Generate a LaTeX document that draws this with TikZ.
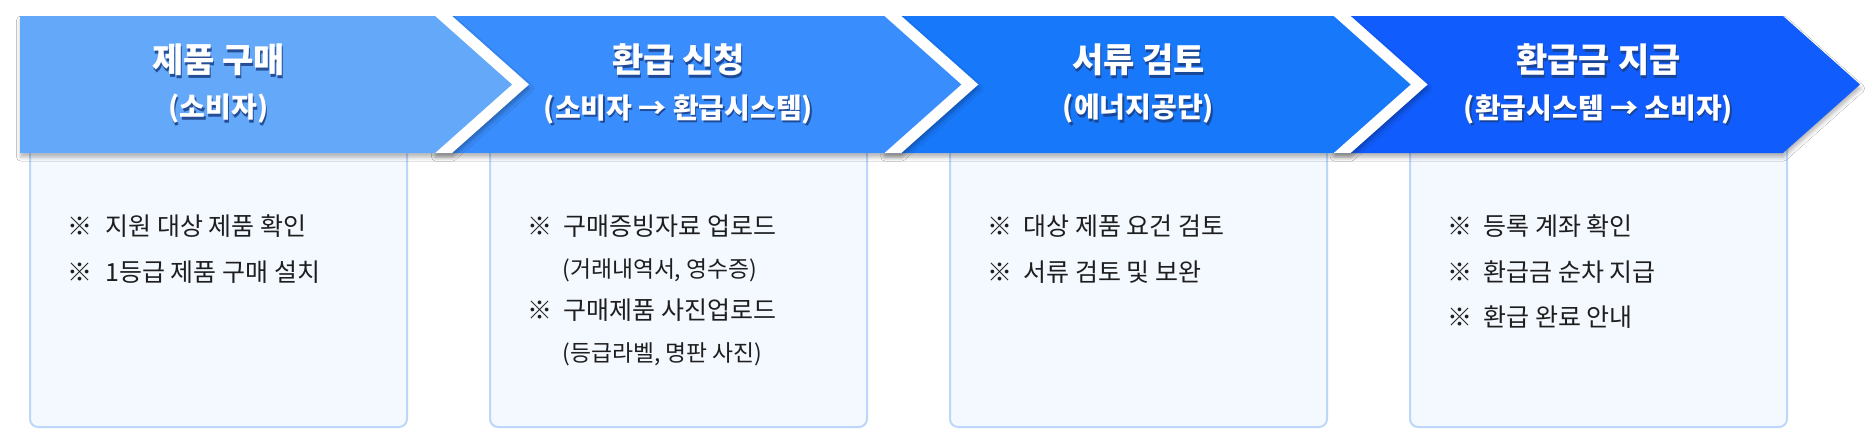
\documentclass[tikz,border=0pt]{standalone}
\usepackage{fontspec}
\setmainfont{Noto Sans CJK KR}
\usetikzlibrary{shadows.blur}
\definecolor{aone}{HTML}{64A8FA}
\definecolor{atwo}{HTML}{3A8DFD}
\definecolor{athree}{HTML}{1878FA}
\definecolor{afour}{HTML}{115CFC}
\definecolor{boxline}{HTML}{BCD7FA}
\definecolor{boxfill}{HTML}{F4F9FF}
\definecolor{ttlshadow}{HTML}{1A3F86}
\definecolor{bodytext}{HTML}{1E1E1E}
\begin{document}
\begin{tikzpicture}[x=0.5pt,y=-0.5pt,
  infobox/.style={draw=boxline,fill=boxfill,line width=1pt,rounded corners=4pt},
  arrshadow/.style={blur shadow={shadow blur radius=2pt,shadow xshift=0.3pt,shadow yshift=-2pt,shadow opacity=30}},
  ttl/.style={font=\bfseries\fontsize{17}{20}\selectfont,text=white,inner sep=0pt},
  ttlsh/.style={font=\bfseries\fontsize{17}{20}\selectfont,text=ttlshadow,opacity=0.85,inner sep=0pt,xshift=0.6pt,yshift=-1.2pt},
  sub/.style={font=\bfseries\fontsize{14}{17}\selectfont,text=white,inner sep=0pt},
  subsh/.style={font=\bfseries\fontsize{14}{17}\selectfont,text=ttlshadow,opacity=0.85,inner sep=0pt,xshift=0.6pt,yshift=-1.2pt},
  refmark/.style={font=\fontsize{12.5}{15}\selectfont,text=bodytext,inner sep=0pt,anchor=west},
  bodyline/.style={font=\fontsize{12.5}{15}\selectfont,text=bodytext,inner sep=0pt,anchor=west},
  smallline/.style={font=\fontsize{11.4}{14}\selectfont,text=bodytext,inner sep=0pt,anchor=west}
]
\useasboundingbox[fill=white] (0,0) rectangle (1874,446);

% info boxes
\draw[infobox] (30,140) rectangle (407,427);
\draw[infobox] (490,140) rectangle (867,427);
\draw[infobox] (950,140) rectangle (1327,427);
\draw[infobox] (1410,140) rectangle (1787,427);

% arrow 4
\fill[afour,arrshadow] (1333.6,16) -- (1783,16) -- (1860,84.5) -- (1783,153) -- (1333.6,153) -- cycle;
% arrow 3
\fill[white,arrshadow] (884.3,16) -- (1350.6,16) -- (1427.6,84.5) -- (1350.6,153) -- (884.3,153) -- cycle;
\fill[athree] (884.3,16) -- (1333.6,16) -- (1410.6,84.5) -- (1333.6,153) -- (884.3,153) -- cycle;
% arrow 2
\fill[white,arrshadow] (435,16) -- (901.3,16) -- (978.3,84.5) -- (901.3,153) -- (435,153) -- cycle;
\fill[atwo] (435,16) -- (884.3,16) -- (961.3,84.5) -- (884.3,153) -- (435,153) -- cycle;
% arrow 1
\fill[white,arrshadow] (20,16) -- (452,16) -- (529,84.5) -- (452,153) -- (20,153) -- cycle;
\fill[aone] (20,16) -- (435,16) -- (512,84.5) -- (435,153) -- (20,153) -- cycle;

% titles
\node[ttlsh] (t1s) at (218.5,60) {제품 구매};
\node[ttl] (t1) at (218.5,60) {제품 구매};
\node[subsh] (s1s) at (218.5,109) {(소비자)};
\node[sub] (s1) at (218.5,109) {(소비자)};

\node[ttlsh] (t2s) at (678.5,60) {환급 신청};
\node[ttl] (t2) at (678.5,60) {환급 신청};
\node[subsh] (s2s) at (678.5,109) {(소비자 → 환급시스템)};
\node[sub] (s2) at (678.5,109) {(소비자 → 환급시스템)};

\node[ttlsh] (t3s) at (1138.5,60) {서류 검토};
\node[ttl] (t3) at (1138.5,60) {서류 검토};
\node[subsh] (s3s) at (1138.5,109) {(에너지공단)};
\node[sub] (s3) at (1138.5,109) {(에너지공단)};

\node[ttlsh] (t4s) at (1598.5,60) {환급금 지급};
\node[ttl] (t4) at (1598.5,60) {환급금 지급};
\node[subsh] (s4s) at (1598.5,109) {(환급시스템 → 소비자)};
\node[sub] (s4) at (1598.5,109) {(환급시스템 → 소비자)};

% box 1
\node[refmark] (m11) at (67,226) {※};
\node[bodyline] (b11) at (105,226) {지원 대상 제품 확인};
\node[refmark] (m12) at (67,272) {※};
\node[bodyline] (b12) at (105,272) {1등급 제품 구매 설치};

% box 2
\node[refmark] (m21) at (527,226) {※};
\node[bodyline] (b21) at (563,226) {구매증빙자료 업로드};
\node[smallline] (b22) at (562,270) {(거래내역서, 영수증)};
\node[refmark] (m23) at (527,310) {※};
\node[bodyline] (b23) at (563,310) {구매제품 사진업로드};
\node[smallline] (b24) at (562,354) {(등급라벨, 명판 사진)};

% box 3
\node[refmark] (m31) at (987,226) {※};
\node[bodyline] (b31) at (1023,226) {대상 제품 요건 검토};
\node[refmark] (m32) at (987,272) {※};
\node[bodyline] (b32) at (1023,272) {서류 검토 및 보완};

% box 4
\node[refmark] (m41) at (1447,226) {※};
\node[bodyline] (b41) at (1483,226) {등록 계좌 확인};
\node[refmark] (m42) at (1447,272) {※};
\node[bodyline] (b42) at (1483,272) {환급금 순차 지급};
\node[refmark] (m43) at (1447,317) {※};
\node[bodyline] (b43) at (1483,317) {환급 완료 안내};
\end{tikzpicture}
\end{document}
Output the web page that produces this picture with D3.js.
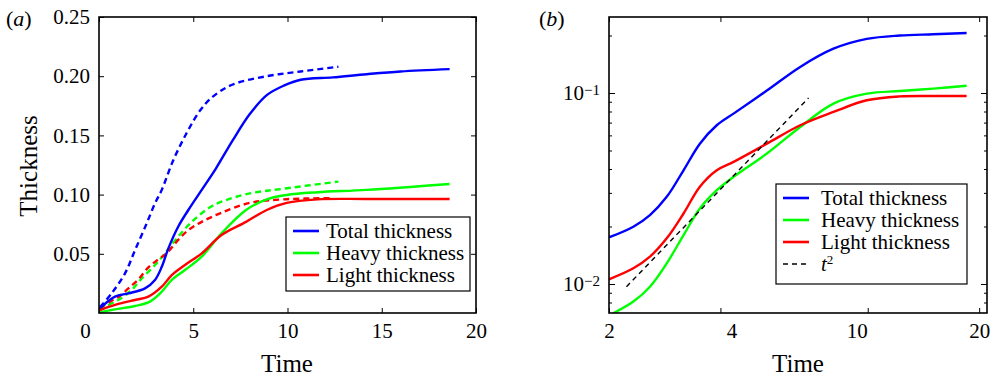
══════
Directive:
Reproduce each line of the records exactly, and omit every picture.

Exercise answer:
Generate a LaTeX document that draws this with TikZ.
\documentclass[tikz,border=0pt]{standalone}
\usepackage{fontspec}
\setmainfont{Noto Sans CJK KR}
\usetikzlibrary{shadows.blur}
\definecolor{aone}{HTML}{64A8FA}
\definecolor{atwo}{HTML}{3A8DFD}
\definecolor{athree}{HTML}{1878FA}
\definecolor{afour}{HTML}{115CFC}
\definecolor{boxline}{HTML}{BCD7FA}
\definecolor{boxfill}{HTML}{F4F9FF}
\definecolor{ttlshadow}{HTML}{1A3F86}
\definecolor{bodytext}{HTML}{1E1E1E}
\begin{document}
\begin{tikzpicture}[x=0.5pt,y=-0.5pt,
  infobox/.style={draw=boxline,fill=boxfill,line width=1pt,rounded corners=4pt},
  arrshadow/.style={blur shadow={shadow blur radius=2pt,shadow xshift=0.3pt,shadow yshift=-2pt,shadow opacity=30}},
  ttl/.style={font=\bfseries\fontsize{17}{20}\selectfont,text=white,inner sep=0pt},
  ttlsh/.style={font=\bfseries\fontsize{17}{20}\selectfont,text=ttlshadow,opacity=0.85,inner sep=0pt,xshift=0.6pt,yshift=-1.2pt},
  sub/.style={font=\bfseries\fontsize{14}{17}\selectfont,text=white,inner sep=0pt},
  subsh/.style={font=\bfseries\fontsize{14}{17}\selectfont,text=ttlshadow,opacity=0.85,inner sep=0pt,xshift=0.6pt,yshift=-1.2pt},
  refmark/.style={font=\fontsize{12.5}{15}\selectfont,text=bodytext,inner sep=0pt,anchor=west},
  bodyline/.style={font=\fontsize{12.5}{15}\selectfont,text=bodytext,inner sep=0pt,anchor=west},
  smallline/.style={font=\fontsize{11.4}{14}\selectfont,text=bodytext,inner sep=0pt,anchor=west}
]
\useasboundingbox[fill=white] (0,0) rectangle (1874,446);

% info boxes
\draw[infobox] (30,140) rectangle (407,427);
\draw[infobox] (490,140) rectangle (867,427);
\draw[infobox] (950,140) rectangle (1327,427);
\draw[infobox] (1410,140) rectangle (1787,427);

% arrow 4
\fill[afour,arrshadow] (1333.6,16) -- (1783,16) -- (1860,84.5) -- (1783,153) -- (1333.6,153) -- cycle;
% arrow 3
\fill[white,arrshadow] (884.3,16) -- (1350.6,16) -- (1427.6,84.5) -- (1350.6,153) -- (884.3,153) -- cycle;
\fill[athree] (884.3,16) -- (1333.6,16) -- (1410.6,84.5) -- (1333.6,153) -- (884.3,153) -- cycle;
% arrow 2
\fill[white,arrshadow] (435,16) -- (901.3,16) -- (978.3,84.5) -- (901.3,153) -- (435,153) -- cycle;
\fill[atwo] (435,16) -- (884.3,16) -- (961.3,84.5) -- (884.3,153) -- (435,153) -- cycle;
% arrow 1
\fill[white,arrshadow] (20,16) -- (452,16) -- (529,84.5) -- (452,153) -- (20,153) -- cycle;
\fill[aone] (20,16) -- (435,16) -- (512,84.5) -- (435,153) -- (20,153) -- cycle;

% titles
\node[ttlsh] (t1s) at (218.5,60) {제품 구매};
\node[ttl] (t1) at (218.5,60) {제품 구매};
\node[subsh] (s1s) at (218.5,109) {(소비자)};
\node[sub] (s1) at (218.5,109) {(소비자)};

\node[ttlsh] (t2s) at (678.5,60) {환급 신청};
\node[ttl] (t2) at (678.5,60) {환급 신청};
\node[subsh] (s2s) at (678.5,109) {(소비자 → 환급시스템)};
\node[sub] (s2) at (678.5,109) {(소비자 → 환급시스템)};

\node[ttlsh] (t3s) at (1138.5,60) {서류 검토};
\node[ttl] (t3) at (1138.5,60) {서류 검토};
\node[subsh] (s3s) at (1138.5,109) {(에너지공단)};
\node[sub] (s3) at (1138.5,109) {(에너지공단)};

\node[ttlsh] (t4s) at (1598.5,60) {환급금 지급};
\node[ttl] (t4) at (1598.5,60) {환급금 지급};
\node[subsh] (s4s) at (1598.5,109) {(환급시스템 → 소비자)};
\node[sub] (s4) at (1598.5,109) {(환급시스템 → 소비자)};

% box 1
\node[refmark] (m11) at (67,226) {※};
\node[bodyline] (b11) at (105,226) {지원 대상 제품 확인};
\node[refmark] (m12) at (67,272) {※};
\node[bodyline] (b12) at (105,272) {1등급 제품 구매 설치};

% box 2
\node[refmark] (m21) at (527,226) {※};
\node[bodyline] (b21) at (563,226) {구매증빙자료 업로드};
\node[smallline] (b22) at (562,270) {(거래내역서, 영수증)};
\node[refmark] (m23) at (527,310) {※};
\node[bodyline] (b23) at (563,310) {구매제품 사진업로드};
\node[smallline] (b24) at (562,354) {(등급라벨, 명판 사진)};

% box 3
\node[refmark] (m31) at (987,226) {※};
\node[bodyline] (b31) at (1023,226) {대상 제품 요건 검토};
\node[refmark] (m32) at (987,272) {※};
\node[bodyline] (b32) at (1023,272) {서류 검토 및 보완};

% box 4
\node[refmark] (m41) at (1447,226) {※};
\node[bodyline] (b41) at (1483,226) {등록 계좌 확인};
\node[refmark] (m42) at (1447,272) {※};
\node[bodyline] (b42) at (1483,272) {환급금 순차 지급};
\node[refmark] (m43) at (1447,317) {※};
\node[bodyline] (b43) at (1483,317) {환급 완료 안내};
\end{tikzpicture}
\end{document}
Output the web page that produces this picture with D3.js.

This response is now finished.